How can wood chips support the business value of tree care work?
Chips may reduce cost and create useful material, but the value depends on local demand, chip quality, and final use.
Wood chips can support business value as mulch, compost input, biomass fuel, erosion-control material, or transport-reduction material. Tree care companies should confirm local buyers and quality needs before treating chips as a fixed revenue source.

A commercial chipper gives tree care work more than waste reduction. It gives material control. Chips can be used for landscaping mulch, compost raw material, biomass fuel, soil erosion control, or playground surfacing when quality requirements are met. But we prefer careful language here. Chips do not always create direct income. Local market demand decides much of the value. Moisture, leaf content, bark content, chip size range, and contamination all affect the final use.
A commercial chipper can lower disposal costs, speed up job completion, improve green-waste handling for municipal teams, and solve common waste problems for dealers’ tree care, landscaping, and city maintenance customers.
The chipper configuration should follow the chip use. If chips only need to reduce transport volume, screenless output may be enough. If chips must meet strict biomass or mulch standards, extra sorting or screening may be needed after chipping.
| Chip Use | What Buyers Should Check |
|---|---|
| Landscaping mulch | Appearance, size range, leaf content |
| Compost input | Moisture, green-to-wood ratio |
| Biomass fuel | Clean wood, size range, moisture |
| Erosion control | Volume and site requirements |
| Transport reduction | Fast discharge and easy truck loading |
What should international buyers and dealers ask before choosing a machine?
A good purchase starts with clear work details.
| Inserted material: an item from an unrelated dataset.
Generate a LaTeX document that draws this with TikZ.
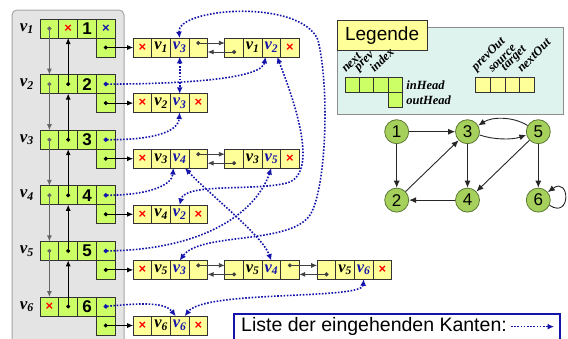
\documentclass[tikz,border=0pt]{standalone}
\usepackage{fontspec}
\setmainfont{Liberation Sans}
\newfontfamily\labfont{Liberation Serif}
\usetikzlibrary{arrows.meta, positioning, calc}

\definecolor{vgreen}{RGB}{204,255,102}
\definecolor{eyellow}{RGB}{255,255,153}
\definecolor{panelgray}{RGB}{228,228,228}
\definecolor{linkblue}{RGB}{20,20,170}
\definecolor{legcyan}{RGB}{222,243,238}
\definecolor{gnodefill}{RGB}{166,208,92}
\definecolor{gnodeline}{RGB}{90,120,50}

\begin{document}
\begin{tikzpicture}[
        x=1pt, y=-1pt,
        every node/.style={align=center},
        gcell/.style={
            rectangle, draw=black!80, line width=0.7pt, fill=vgreen,
            minimum width=18.8pt, minimum height=19pt,
            inner sep=0pt, outer sep=0pt,
            font=\bfseries\fontsize{17}{17}\selectfont
        },
        ecell/.style={
            rectangle, draw=black!80, line width=0.7pt, fill=eyellow,
            minimum width=18.6pt, minimum height=18.7pt,
            inner sep=0pt, outer sep=0pt,
            font=\labfont\bfseries\itshape\fontsize{16.5}{16.5}\selectfont
        },
        nil/.style={text=red, font=\bfseries\fontsize{13}{13}\selectfont},
        tgt/.style={text=linkblue},
        vlab/.style={font=\labfont\bfseries\itshape\fontsize{17}{17}\selectfont, inner sep=0pt},
        lgc/.style={
            rectangle, draw=black!80, line width=0.7pt, fill=vgreen,
            minimum width=14.3pt, minimum height=15pt, inner sep=0pt, outer sep=0pt
        },
        lyc/.style={lgc, fill=eyellow, minimum width=14.65pt},
        lgt/.style={font=\labfont\bfseries\itshape\fontsize{12.5}{12.5}\selectfont, inner sep=1pt},
        lgr/.style={lgt, rotate=45, anchor=south west, inner sep=0pt},
        gnode/.style={
            circle, draw=gnodeline, line width=0.8pt, fill=gnodefill,
            minimum size=24pt, inner sep=0pt, font=\fontsize{17}{17}\selectfont
        },
        garr/.style={-{Latex[length=7pt,width=6pt]}, line width=0.9pt, black!85},
        nxv/.style={{Circle[length=4pt]}-{Latex[length=6pt,width=5pt]}, shorten <=-2pt, line width=0.9pt, black!60},
        pv/.style={nxv, black},
        nx/.style={nxv, black!75},
        link/.style={line width=1.6pt, linkblue, dash pattern=on 1.6pt off 1.6pt},
        inl/.style={link, {Circle[length=4.2pt]}-{Latex[length=6.5pt,width=6pt]}, shorten <=-2.1pt},
        inl2/.style={link, {Latex[length=6.5pt,width=6pt]}-{Latex[length=6.5pt,width=6pt]}}
    ]
    \useasboundingbox (0,0) rectangle (568,338);
    \draw[draw=black!35, line width=1pt, fill=panelgray, rounded corners=5pt] (12,10) rectangle (124,350);

    \node[gcell] (v1n) at (49.4,28.5) {};
    \node[gcell, nil, right=0pt of v1n] (v1p) {×};
    \node[gcell, right=0pt of v1p] (v1i) {1};
    \node[gcell, nil, text=linkblue, right=0pt of v1i] (v1in) {×};
    \node[gcell, below=0pt of v1in] (v1out) {};
    \node[vlab, left=6pt of v1n] (l1) {v\textsubscript{1}};

    \node[gcell] (v2n) at (49.4,84.1) {};
    \node[gcell, right=0pt of v2n] (v2p) {};
    \node[gcell, right=0pt of v2p] (v2i) {2};
    \node[gcell, right=0pt of v2i] (v2in) {};
    \node[gcell, below=0pt of v2in] (v2out) {};
    \node[vlab, left=6pt of v2n] (l2) {v\textsubscript{2}};

    \node[gcell] (v3n) at (49.4,139.7) {};
    \node[gcell, right=0pt of v3n] (v3p) {};
    \node[gcell, right=0pt of v3p] (v3i) {3};
    \node[gcell, right=0pt of v3i] (v3in) {};
    \node[gcell, below=0pt of v3in] (v3out) {};
    \node[vlab, left=6pt of v3n] (l3) {v\textsubscript{3}};

    \node[gcell] (v4n) at (49.4,195.3) {};
    \node[gcell, right=0pt of v4n] (v4p) {};
    \node[gcell, right=0pt of v4p] (v4i) {4};
    \node[gcell, right=0pt of v4i] (v4in) {};
    \node[gcell, below=0pt of v4in] (v4out) {};
    \node[vlab, left=6pt of v4n] (l4) {v\textsubscript{4}};

    \node[gcell] (v5n) at (49.4,250.9) {};
    \node[gcell, right=0pt of v5n] (v5p) {};
    \node[gcell, right=0pt of v5p] (v5i) {5};
    \node[gcell, right=0pt of v5i] (v5in) {};
    \node[gcell, below=0pt of v5in] (v5out) {};
    \node[vlab, left=6pt of v5n] (l5) {v\textsubscript{5}};

    \node[gcell, nil] (v6n) at (49.4,306.5) {×};
    \node[gcell, right=0pt of v6n] (v6p) {};
    \node[gcell, right=0pt of v6p] (v6i) {6};
    \node[gcell, right=0pt of v6i] (v6in) {};
    \node[gcell, below=0pt of v6in] (v6out) {};
    \node[vlab, left=6pt of v6n] (l6) {v\textsubscript{6}};

    \node[ecell, nil, right=18pt of v1out] (e13a) {×};
    \node[ecell, right=0pt of e13a] (e13b) {v\textsubscript{1}};
    \node[ecell, tgt, right=0pt of e13b] (e13c) {v\textsubscript{3}};
    \node[ecell, right=0pt of e13c] (e13d) {};
    \node[ecell, right=17.2pt of e13d] (e12a) {};
    \node[ecell, right=0pt of e12a] (e12b) {v\textsubscript{1}};
    \node[ecell, tgt, right=0pt of e12b] (e12c) {v\textsubscript{2}};
    \node[ecell, nil, right=0pt of e12c] (e12d) {×};

    \node[ecell, nil, right=18pt of v2out] (e23a) {×};
    \node[ecell, right=0pt of e23a] (e23b) {v\textsubscript{2}};
    \node[ecell, tgt, right=0pt of e23b] (e23c) {v\textsubscript{3}};
    \node[ecell, nil, right=0pt of e23c] (e23d) {×};

    \node[ecell, nil, right=18pt of v3out] (e34a) {×};
    \node[ecell, right=0pt of e34a] (e34b) {v\textsubscript{3}};
    \node[ecell, tgt, right=0pt of e34b] (e34c) {v\textsubscript{4}};
    \node[ecell, right=0pt of e34c] (e34d) {};
    \node[ecell, right=17.2pt of e34d] (e35a) {};
    \node[ecell, right=0pt of e35a] (e35b) {v\textsubscript{3}};
    \node[ecell, tgt, right=0pt of e35b] (e35c) {v\textsubscript{5}};
    \node[ecell, nil, right=0pt of e35c] (e35d) {×};

    \node[ecell, nil, right=18pt of v4out] (e42a) {×};
    \node[ecell, right=0pt of e42a] (e42b) {v\textsubscript{4}};
    \node[ecell, tgt, right=0pt of e42b] (e42c) {v\textsubscript{2}};
    \node[ecell, nil, right=0pt of e42c] (e42d) {×};

    \node[ecell, nil, right=18pt of v5out] (e53a) {×};
    \node[ecell, right=0pt of e53a] (e53b) {v\textsubscript{5}};
    \node[ecell, tgt, right=0pt of e53b] (e53c) {v\textsubscript{3}};
    \node[ecell, right=0pt of e53c] (e53d) {};
    \node[ecell, right=17.2pt of e53d] (e54a) {};
    \node[ecell, right=0pt of e54a] (e54b) {v\textsubscript{5}};
    \node[ecell, tgt, right=0pt of e54b] (e54c) {v\textsubscript{4}};
    \node[ecell, right=0pt of e54c] (e54d) {};
    \node[ecell, right=18pt of e54d] (e56a) {};
    \node[ecell, right=0pt of e56a] (e56b) {v\textsubscript{5}};
    \node[ecell, tgt, right=0pt of e56b] (e56c) {v\textsubscript{6}};
    \node[ecell, nil, right=0pt of e56c] (e56d) {×};

    \node[ecell, nil, right=18pt of v6out] (e66a) {×};
    \node[ecell, right=0pt of e66a] (e66b) {v\textsubscript{6}};
    \node[ecell, tgt, right=0pt of e66b] (e66c) {v\textsubscript{6}};
    \node[ecell, nil, right=0pt of e66c] (e66d) {×};

    \draw[nxv] (v1n.center) -- (v2n.north);
    \draw[nxv] (v2n.center) -- (v3n.north);
    \draw[nxv] (v3n.center) -- (v4n.north);
    \draw[nxv] (v4n.center) -- (v5n.north);
    \draw[nxv] (v5n.center) -- (v6n.north);
    \draw[pv] (v2p.center) -- (v1p.south);
    \draw[pv] (v3p.center) -- (v2p.south);
    \draw[pv] (v4p.center) -- (v3p.south);
    \draw[pv] (v5p.center) -- (v4p.south);
    \draw[pv] (v6p.center) -- (v5p.south);

    \draw[pv] (v1out.center) -- (e13a.west);
    \draw[pv] (v2out.center) -- (e23a.west);
    \draw[pv] (v3out.center) -- (e34a.west);
    \draw[pv] (v4out.center) -- (e42a.west);
    \draw[pv] (v5out.center) -- (e53a.west);
    \draw[pv] (v6out.center) -- (e66a.west);

    \draw[nx] ([yshift=4.5pt]e13d.center) -- ([yshift=4.5pt]e12a.west);
    \draw[nx] ([yshift=-4.5pt]e12a.center) -- ([yshift=-4.5pt]e13d.east);
    \draw[nx] ([yshift=4.5pt]e34d.center) -- ([yshift=4.5pt]e35a.west);
    \draw[nx] ([yshift=-4.5pt]e35a.center) -- ([yshift=-4.5pt]e34d.east);
    \draw[nx] ([yshift=4.5pt]e53d.center) -- ([yshift=4.5pt]e54a.west);
    \draw[nx] ([yshift=-4.5pt]e54a.center) -- ([yshift=-4.5pt]e53d.east);
    \draw[nx] ([yshift=4.5pt]e54d.center) -- ([yshift=4.5pt]e56a.west);
    \draw[nx] ([yshift=-4.5pt]e56a.center) -- ([yshift=-4.5pt]e54d.east);

    \draw[inl] (v2in.center) .. controls (190,84) and (262,78) .. ([xshift=3.5pt]e12c.south west);
    \draw[inl2] ([xshift=-3.5pt]e12c.south east) .. controls (298,110) and (316,170) .. (290,182)
        .. controls (260,192) and (185,182) .. (e42c.north);
    \draw[inl] (v3in.center) .. controls (150,140) and (178,133) .. (e23c.south);
    \draw[inl2] (e13c.south) -- (e23c.north);
    \draw[inl2] (e13c.north) .. controls (176,8) and (300,-2) .. (318,40)
        .. controls (330,90) and (326,190) .. (310,215)
        .. controls (290,245) and (200,232) .. (e53c.north);
    \draw[inl] (v4in.center) .. controls (150,195) and (172,185) .. ([xshift=3pt]e34c.south west);
    \draw[inl2] ([xshift=-4pt]e34c.south east) .. controls (210,195) and (262,235) .. (e54c.north);
    \draw[inl] (v5in.center) .. controls (200,250) and (255,215) .. (e35c.south);
    \draw[inl] (v6in.center) .. controls (140,303) and (165,302) .. ([xshift=-4pt]e66c.north);
    \draw[inl2] (e56c.south) .. controls (362,300) and (205,290) .. ([xshift=5pt]e66c.north);

    \node[draw=black!45, line width=0.8pt, fill=legcyan, anchor=north west,
        minimum width=226pt, minimum height=87pt, inner sep=0pt] (legbox) at (336.7,27) {};
    \node[draw=black!80, line width=0.8pt, fill=eyellow, anchor=north west,
        minimum width=90pt, minimum height=30pt, inner sep=0pt,
        font=\fontsize{19}{19}\selectfont] (legtab) at (336.7,20) {Legende};
    \node[lgc] (lgn) at (352.15,84.8) {};
    \node[lgc, right=0pt of lgn] (lgp) {};
    \node[lgc, right=0pt of lgp] (lgi) {};
    \node[lgc, right=0pt of lgi] (lgin) {};
    \node[lgc, below=0pt of lgin] (lgout) {};
    \node[lgt, right=3pt of lgin] (tin) {inHead};
    \node[lgt, right=3pt of lgout] (tout) {outHead};
    \node[lgr] (tnext) at ([xshift=-6pt,yshift=4pt]lgn.north) {next};
    \node[lgr] (tprev) at ([xshift=-6pt,yshift=4pt]lgp.north) {prev};
    \node[lgr] (tindex) at ([xshift=-6pt,yshift=4pt]lgi.north) {index};
    \node[lyc] (lyp) at (483,84.8) {};
    \node[lyc, right=0pt of lyp] (lys) {};
    \node[lyc, right=0pt of lys] (lyt) {};
    \node[lyc, right=0pt of lyt] (lyn) {};
    \node[lgr] (tprevout) at ([xshift=-5pt,yshift=4pt]lyp.north) {prevOut};
    \node[lgr] (tsource) at ([xshift=-5pt,yshift=4pt]lys.north) {source};
    \node[lgr] (ttarget) at ([xshift=-5pt,yshift=4pt]lyt.north) {target};
    \node[lgr] (tnextout) at ([xshift=-5pt,yshift=4pt]lyn.north) {nextOut};

    \node[gnode] (gn1) at (396.7,131.7) {1};
    \node[gnode, right=46pt of gn1] (gn3) {3};
    \node[gnode, right=46pt of gn3] (gn5) {5};
    \node[gnode, below=43.6pt of gn1] (gn2) {2};
    \node[gnode, below=43.6pt of gn3] (gn4) {4};
    \node[gnode, below=43.6pt of gn5] (gn6) {6};
    \draw[garr] (gn1) -- (gn3);
    \draw[garr] (gn1) -- (gn2);
    \draw[garr] (gn2) -- (gn3);
    \draw[garr] (gn3) -- (gn4);
    \draw[garr] (gn5) -- (gn4);
    \draw[garr] (gn4) -- (gn2);
    \draw[garr] (gn5) -- (gn6);
    \draw[garr] (gn3.-15) .. controls +(14,5) and +(-14,5) .. (gn5.195);
    \draw[garr] (gn5.150) .. controls +(-14,-9) and +(14,-9) .. (gn3.30);
    \draw[garr] (gn6.-25) .. controls +(22,14) and +(22,-16) .. (gn6.40);

    \node[draw=linkblue, line width=1.2pt, fill=white, anchor=north west,
        minimum width=326pt, minimum height=34pt, inner sep=0pt] (keybox) at (233.3,313.3) {};
    \node[anchor=base west, inner sep=0pt, font=\fontsize{19.5}{19.5}\selectfont] (keytext) at (241,331.7)
        {Liste der eingehenden Kanten:};
    \coordinate (ka) at ([xshift=4pt]keytext.east);
    \coordinate (kb) at ([xshift=47pt]keytext.east);
    \draw[link, -{Latex[length=6.5pt,width=6pt]}] (ka) -- (kb);
\end{tikzpicture}
\end{document}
Choose the machine based on the real job, not just the catalog headline.
International buyers and dealers should define material diameter, daily volume, engine or emission needs, shipping plan, after-sales support, and mobility type before ordering. These details help avoid under-sized machines, excess cost, and service problems.
For export projects, we usually ask simple but important questions first. What is the normal branch diameter? What is the largest diameter that appears often, not once a year? Is the material mostly dry wood, wet branches, palm leaves, vines, bamboo, or hardwood? Will the machine work in a city, farm, forest, recycling yard, or road maintenance site? Will it be towed on public roads, moved inside a jobsite, or fitted with tracks for soft ground?
These questions are not just sales steps. They reduce future trouble. Engine emission standards may need Euro 5 or EPA options in some markets. Hot regions may need stronger hydraulic cooling or a larger hydraulic oil tank. Cold regions need correct antifreeze use. Dealers should also consider spare blades, lubrication, bearing access, and operator training. A machine that looks cheap but is hard to maintain can become difficult to support after sale.
| Buyer Detail | Why It Should Be Confirmed |
|---|---|
| Normal material diameter | Prevents under-capacity or over-buying |
| Daily working hours | Helps match power and cooling |
| Material type | Affects blade choice and clogging risk |
| Mobility need | Decides simple chassis, road chassis, or tracks |
| Emission rules | Avoids customs or registration problems |
| Chip end use | Sets realistic output expectations |
| Support plan | Reduces downtime after delivery |
Conclusion
Commercial wood chippers matter because they control waste, time, safety risk, and cost. Define material, volume, mobility, and chip use before selecting a configuration.